What happens to my files if I stop paying for cloud storage?

Each service handles non-payment differently. Typically, you retain read-only access to your files for a grace period of thirty to ninety days. After that, your account may be suspended and files permanently deleted. Before canceling a subscription, download all your files to local storage or transfer them to another service. Most services offer a data export tool that downloads all your files in one operation.

Can I trust cloud storage with sensitive files?

Major cloud storage providers encrypt files both during transmission and while stored on their servers. However, the provider holds the encryption keys, meaning they could access your files if compelled by law or if their security is breached. For sensitive files, use client-side encryption — encrypt files with software like Cryptomator or Veracrypt before uploading, ensuring only you hold the decryption keys. This adds complexity but provides true end-to-end security.

Why are my files not showing up on all my devices?

This usually indicates a sync issue.
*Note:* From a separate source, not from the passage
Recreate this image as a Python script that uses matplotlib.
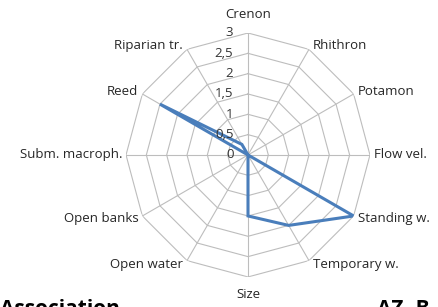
import numpy as np
import matplotlib
matplotlib.use("Agg")
import matplotlib.pyplot as plt

categories = ["Crenon", "Rhithron", "Potamon", "Flow vel.", "Standing w.",
              "Temporary w.", "Size", "Open water", "Open banks",
              "Subm. macroph.", "Reed", "Riparian tr."]
values = [0, 0, 0, 0, 3, 2, 1.5, 0, 0, 0, 2.5, 0.3]
ticks = [0, 0.5, 1, 1.5, 2, 2.5, 3]
tick_labels = ["0", "0,5", "1", "1,5", "2", "2,5", "3"]

plt.rcParams['font.family'] = ['Open Sans', 'DejaVu Sans']

fig = plt.figure(figsize=(4.38, 3.07), dpi=100)
ax = fig.add_axes([0.2877, 0.0977, 0.557, 0.795], projection='polar')
ax.set_theta_zero_location('N')
ax.set_theta_direction(-1)
ax.set_ylim(0, 3)
ax.grid(False)
ax.spines['polar'].set_visible(False)
ax.set_xticks([])
ax.set_yticks([])
ax.patch.set_alpha(0)

n = len(categories)
angles = np.arange(n) * 2 * np.pi / n
closed = np.append(angles, angles[0])

grid_c = '#BDBDBD'
for t in ticks[1:]:
    ax.plot(closed, [t] * (n + 1), color=grid_c, lw=0.8, zorder=1)
for a in angles:
    ax.plot([a, a], [0, 3], color=grid_c, lw=0.8, zorder=1)

vals = np.append(values, values[0])
ax.plot(closed, vals, color='#4A7EBB', lw=2.2, zorder=3, solid_joinstyle='miter')

for t, lab in zip(ticks, tick_labels):
    ax.annotate(lab, xy=(0, t), xytext=(-10.5, 0), textcoords='offset points',
                ha='right', va='center', fontsize=9.5, color='#333333')

k = 0.72  # px -> pt
for a, lab in zip(angles, categories):
    s, c = np.sin(a), np.cos(a)
    if abs(s) < 0.1:
        ha = 'center'
        dx, dy = 0, 18 * np.sign(c)
    else:
        ha = 'left' if s > 0 else 'right'
        dx, dy = 4 * np.sign(s), 5 * c
    ax.annotate(lab, xy=(a, 3), xytext=(dx * k, dy * k), textcoords='offset points',
                ha=ha, va='center', fontsize=9.5, color='#262626')

fig.text(0.0, 1 - 299 / 307, "Association", fontsize=15, fontweight='bold',
         ha='left', va='top', color='black')
fig.text(377 / 438, 1 - 299 / 307, "AZ- B", fontsize=15, fontweight='bold',
         ha='left', va='top', color='black')

fig.savefig("out.png", dpi=100)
Check that the cloud storage client is running on each device, that you are signed into the same account, and that the account has available storage. Files stored as “Online only” on one device may appear as placeholders rather than full files. If changes made on one device do not appear on another, check the sync status and look for conflict errors. Restarting the cloud storage client often resolves sync stalls.

How do I choose between Google Drive, Dropbox, and OneDrive?

Choose based on your ecosystem and needs. Google Drive offers the best collaboration features and integrates with Google Workspace. OneDrive integrates most deeply with Windows and Microsoft Office. Dropbox offers the best cross-platform support and third-party integrations. iCloud is the best choice for Apple users who primarily use Apple devices. You can use multiple services for different purposes, but consolidating to one primary service simplifies file management significantly.

Cloud storage does not have to be confusing. By consolidating providers, establishing consistent organization, understanding sync behavior, and maintaining regular storage hygiene, you can make cloud storage work for you rather than against you.